# Resetting Passwords



## Large (22 Oct 2012)

At the risk of appearing a bit dim. I am trying to reset my password to something more memorable than the one generated automatically.

I can't find anything in the "my profile" or "help" sections.

So if there is an idiot's guide available, please do share!

Many thanks

Jason


----------



## ianrauk (22 Oct 2012)

Hover over your name top right until the box pops up.
On the left hand side you will see 'password'.
Click on that... and there you go.


----------



## Large (22 Oct 2012)

Thanks - I think that has worked!


----------



## ianrauk (22 Oct 2012)




----------



## Scoosh (22 Oct 2012)

So what is your new one, then ???


----------



## Primal Scream (23 Oct 2012)

Along the same lines, I changed my password when I first logged on but I cannot remember it.
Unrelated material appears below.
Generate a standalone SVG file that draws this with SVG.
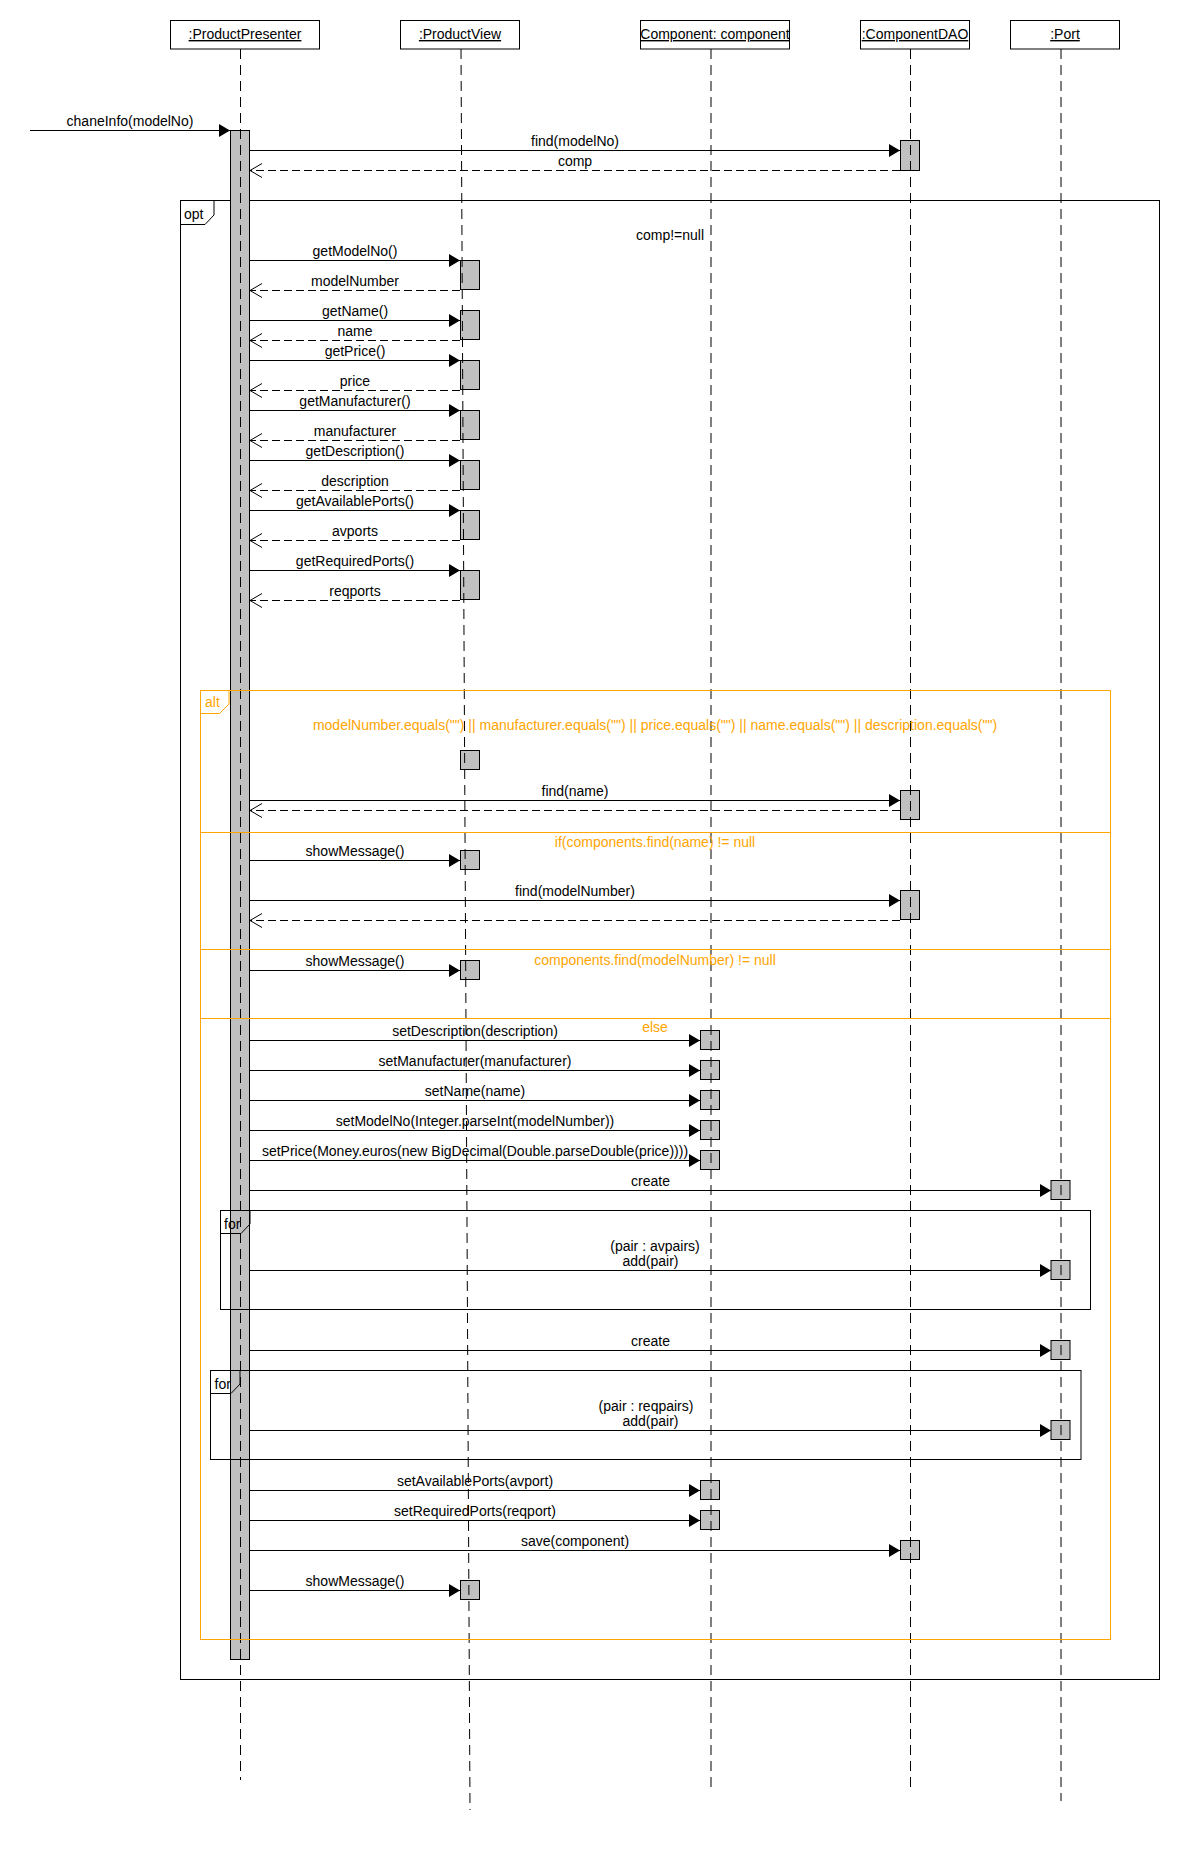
<svg xmlns="http://www.w3.org/2000/svg" width="1180" height="1850" viewBox="0 0 1180 1850">
<style>
text{font-family:"Liberation Sans",Arial,sans-serif;font-size:14px;fill:#000}
.hd{fill:#fff;stroke:#000;stroke-width:1}
.ht{font-size:14px;text-anchor:middle;text-decoration:underline}
.ll{stroke:#000;stroke-width:1;stroke-dasharray:10 6;fill:none}
.act{fill:#c0c0c0;stroke:#000;stroke-width:1}
.fr{fill:none;stroke:#000;stroke-width:1}
.fo{fill:none;stroke:#ffa500;stroke-width:1}
.fl{font-size:14px}
.og{fill:#ffa500;text-anchor:middle}
.c{text-anchor:middle}
.m{stroke:#000;stroke-width:1;fill:none;marker-end:url(#fa)}
.r{stroke:#000;stroke-width:1;fill:none;stroke-dasharray:8 4;marker-end:url(#oa)}
</style>
<defs>
<marker id="fa" markerUnits="userSpaceOnUse" markerWidth="12" markerHeight="14" refX="11" refY="6.5" orient="auto" overflow="visible"><path d="M0,0 L11,6.5 L0,13 Z" fill="#000"/></marker>
<marker id="oa" markerUnits="userSpaceOnUse" markerWidth="14" markerHeight="16" refX="12" refY="7" orient="auto" overflow="visible"><path d="M0,0 L12,7 L0,14" fill="none" stroke="#000" stroke-width="1"/></marker>
</defs>
<rect width="1180" height="1850" fill="#fff"/>

<g id="frame-opt">
<rect class="fr" x="180.5" y="200.5" width="979" height="1479"/>
<path class="fr" d="M180.5,224.5 H205 L214,215 V200.5"/>
<text class="fl" x="184" y="219">opt</text>
<text class="c" x="670" y="240">comp!=null</text>
</g>

<g id="ProductPresenter">
<rect class="hd" x="170.5" y="20.5" width="149" height="28.5"/>
<text class="ht" x="245" y="39">:ProductPresenter</text>
<rect class="act" x="230.5" y="130.5" width="19" height="1529"/>
<line class="ll" x1="240.5" y1="49" x2="240.5" y2="1780"/>
</g>

<g id="ProductView">
<rect class="hd" x="400.5" y="20.5" width="119" height="28.5"/>
<text class="ht" x="460" y="39">:ProductView</text>
<rect class="act" x="460.5" y="260.5" width="19" height="29"/>
<rect class="act" x="460.5" y="310.5" width="19" height="29"/>
<rect class="act" x="460.5" y="360.5" width="19" height="29"/>
<rect class="act" x="460.5" y="410.5" width="19" height="29"/>
<rect class="act" x="460.5" y="460.5" width="19" height="29"/>
<rect class="act" x="460.5" y="510.5" width="19" height="29"/>
<rect class="act" x="460.5" y="570.5" width="19" height="29"/>
<rect class="act" x="460.5" y="750.5" width="19" height="19"/>
<rect class="act" x="460.5" y="850.5" width="19" height="19"/>
<rect class="act" x="460.5" y="960.5" width="19" height="19"/>
<rect class="act" x="460.5" y="1580.5" width="19" height="19"/>
<line class="ll" x1="461" y1="49" x2="470" y2="1810"/>
</g>

<g id="Component">
<rect class="hd" x="640.5" y="20.5" width="149" height="28.5"/>
<text class="ht" x="715" y="39">Component: component</text>
<rect class="act" x="700.5" y="1030.5" width="19" height="19"/>
<rect class="act" x="700.5" y="1060.5" width="19" height="19"/>
<rect class="act" x="700.5" y="1090.5" width="19" height="19"/>
<rect class="act" x="700.5" y="1120.5" width="19" height="19"/>
<rect class="act" x="700.5" y="1150.5" width="19" height="19"/>
<rect class="act" x="700.5" y="1480.5" width="19" height="19"/>
<rect class="act" x="700.5" y="1510.5" width="19" height="19"/>
<line class="ll" x1="711" y1="49" x2="711" y2="1787"/>
</g>

<g id="ComponentDAO">
<rect class="hd" x="860.5" y="20.5" width="109" height="28.5"/>
<text class="ht" x="915" y="39">:ComponentDAO</text>
<rect class="act" x="900.5" y="140.5" width="19" height="30"/>
<rect class="act" x="900.5" y="790.5" width="19" height="29"/>
<rect class="act" x="900.5" y="890.5" width="19" height="29"/>
<rect class="act" x="900.5" y="1540.5" width="19" height="19"/>
<line class="ll" x1="910.5" y1="49" x2="910.5" y2="1787"/>
</g>

<g id="Port">
<rect class="hd" x="1010.5" y="20.5" width="109" height="28.5"/>
<text class="ht" x="1065" y="39">:Port</text>
<rect class="act" x="1051" y="1180.5" width="19" height="19"/>
<rect class="act" x="1051" y="1260.5" width="19" height="19"/>
<rect class="act" x="1051" y="1340.5" width="19" height="19"/>
<rect class="act" x="1051" y="1420.5" width="19" height="19"/>
<line class="ll" x1="1061" y1="49" x2="1061" y2="1801"/>
</g>

<g id="frame-alt">
<rect class="fo" x="200.5" y="690.5" width="910" height="949"/>
<path class="fo" d="M200.5,713.5 H219.5 L229,704 V690.5"/>
<line class="fo" x1="200.5" y1="832.5" x2="1110.5" y2="832.5"/>
<line class="fo" x1="200.5" y1="949.5" x2="1110.5" y2="949.5"/>
<line class="fo" x1="200.5" y1="1018.5" x2="1110.5" y2="1018.5"/>
<text class="fl" x="205" y="707" style="fill:#ffa500">alt</text>
<text class="og" x="655" y="730">modelNumber.equals("") || manufacturer.equals("") || price.equals("") || name.equals("") || description.equals("")</text>
<text class="og" x="655" y="847">if(components.find(name) != null</text>
<text class="og" x="655" y="965">components.find(modelNumber) != null</text>
<text class="og" x="655" y="1032">else</text>
</g>

<g id="frame-for-1">
<rect class="fr" x="220.5" y="1210.5" width="870" height="99"/>
<path class="fr" d="M220.5,1233.5 H241 L250,1224 V1210.5"/>
<text class="fl" x="224" y="1229">for</text>
<text class="c" x="655" y="1251">(pair : avpairs)</text>
</g>

<g id="frame-for-2">
<rect class="fr" x="210.5" y="1370.5" width="870.5" height="89"/>
<path class="fr" d="M210.5,1393.5 H231 L240,1384 V1370.5"/>
<text class="fl" x="214.5" y="1389">for</text>
<text class="c" x="646" y="1411">(pair : reqpairs)</text>
</g>

<g id="connectors">
<line class="m" x1="30" y1="130.5" x2="230" y2="130.5"/>
<line class="m" x1="250" y1="150.5" x2="900" y2="150.5"/>
<line class="r" x1="900" y1="170.5" x2="250" y2="170.5"/>
<line class="m" x1="250" y1="260.5" x2="460" y2="260.5"/>
<line class="r" x1="460" y1="290.5" x2="250" y2="290.5"/>
<line class="m" x1="250" y1="320.5" x2="460" y2="320.5"/>
<line class="r" x1="460" y1="340.5" x2="250" y2="340.5"/>
<line class="m" x1="250" y1="360.5" x2="460" y2="360.5"/>
<line class="r" x1="460" y1="390.5" x2="250" y2="390.5"/>
<line class="m" x1="250" y1="410.5" x2="460" y2="410.5"/>
<line class="r" x1="460" y1="440.5" x2="250" y2="440.5"/>
<line class="m" x1="250" y1="460.5" x2="460" y2="460.5"/>
<line class="r" x1="460" y1="490.5" x2="250" y2="490.5"/>
<line class="m" x1="250" y1="510.5" x2="460" y2="510.5"/>
<line class="r" x1="460" y1="540.5" x2="250" y2="540.5"/>
<line class="m" x1="250" y1="570.5" x2="460" y2="570.5"/>
<line class="r" x1="460" y1="600.5" x2="250" y2="600.5"/>
<line class="m" x1="250" y1="800.5" x2="900" y2="800.5"/>
<line class="r" x1="900" y1="810.5" x2="250" y2="810.5"/>
<line class="m" x1="250" y1="860.5" x2="460" y2="860.5"/>
<line class="m" x1="250" y1="900.5" x2="900" y2="900.5"/>
<line class="r" x1="900" y1="920.5" x2="250" y2="920.5"/>
<line class="m" x1="250" y1="970.5" x2="460" y2="970.5"/>
<line class="m" x1="250" y1="1040.5" x2="700" y2="1040.5"/>
<line class="m" x1="250" y1="1070.5" x2="700" y2="1070.5"/>
<line class="m" x1="250" y1="1100.5" x2="700" y2="1100.5"/>
<line class="m" x1="250" y1="1130.5" x2="700" y2="1130.5"/>
<line class="m" x1="250" y1="1160.5" x2="700" y2="1160.5"/>
<line class="m" x1="250" y1="1190.5" x2="1051" y2="1190.5"/>
<line class="m" x1="250" y1="1270.5" x2="1051" y2="1270.5"/>
<line class="m" x1="250" y1="1350.5" x2="1051" y2="1350.5"/>
<line class="m" x1="250" y1="1430.5" x2="1051" y2="1430.5"/>
<line class="m" x1="250" y1="1490.5" x2="700" y2="1490.5"/>
<line class="m" x1="250" y1="1520.5" x2="700" y2="1520.5"/>
<line class="m" x1="250" y1="1550.5" x2="900" y2="1550.5"/>
<line class="m" x1="250" y1="1590.5" x2="460" y2="1590.5"/>
<g class="labels">
<text class="c" x="130" y="126">chaneInfo(modelNo)</text>
<text class="c" x="575" y="146">find(modelNo)</text>
<text class="c" x="575" y="166">comp</text>
<text class="c" x="355" y="256">getModelNo()</text>
<text class="c" x="355" y="286">modelNumber</text>
<text class="c" x="355" y="316">getName()</text>
<text class="c" x="355" y="336">name</text>
<text class="c" x="355" y="356">getPrice()</text>
<text class="c" x="355" y="386">price</text>
<text class="c" x="355" y="406">getManufacturer()</text>
<text class="c" x="355" y="436">manufacturer</text>
<text class="c" x="355" y="456">getDescription()</text>
<text class="c" x="355" y="486">description</text>
<text class="c" x="355" y="506">getAvailablePorts()</text>
<text class="c" x="355" y="536">avports</text>
<text class="c" x="355" y="566">getRequiredPorts()</text>
<text class="c" x="355" y="596">reqports</text>
<text class="c" x="575" y="796">find(name)</text>
<text class="c" x="355" y="856">showMessage()</text>
<text class="c" x="575" y="896">find(modelNumber)</text>
<text class="c" x="355" y="966">showMessage()</text>
<text class="c" x="475" y="1036">setDescription(description)</text>
<text class="c" x="475" y="1066">setManufacturer(manufacturer)</text>
<text class="c" x="475" y="1096">setName(name)</text>
<text class="c" x="475" y="1126">setModelNo(Integer.parseInt(modelNumber))</text>
<text class="c" x="475" y="1156">setPrice(Money.euros(new BigDecimal(Double.parseDouble(price))))</text>
<text class="c" x="650.5" y="1186">create</text>
<text class="c" x="650.5" y="1266">add(pair)</text>
<text class="c" x="650.5" y="1346">create</text>
<text class="c" x="650.5" y="1426">add(pair)</text>
<text class="c" x="475" y="1486">setAvailablePorts(avport)</text>
<text class="c" x="475" y="1516">setRequiredPorts(reqport)</text>
<text class="c" x="575" y="1546">save(component)</text>
<text class="c" x="355" y="1586">showMessage()</text>
</g>
</g>
</svg>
The tablet I am using is set to remember it but I cannot log in on any other machine, any help,available please? 
(Stupid person smiley)


----------



## ianrauk (24 Oct 2012)

Primal Scream said:


> Along the same lines, I changed my password when I first logged on but I cannot remember it.
> 
> The tablet I am using is set to remember it but I cannot log in on any other machine, any help,available please?
> (Stupid person smiley)


 

You have PM


----------



## Primal Scream (1 Nov 2012)

ianrauk said:


> You have PM


Thanks for your assistance, sorry for the time taken to reply but I was in Cyprus until yesterday


----------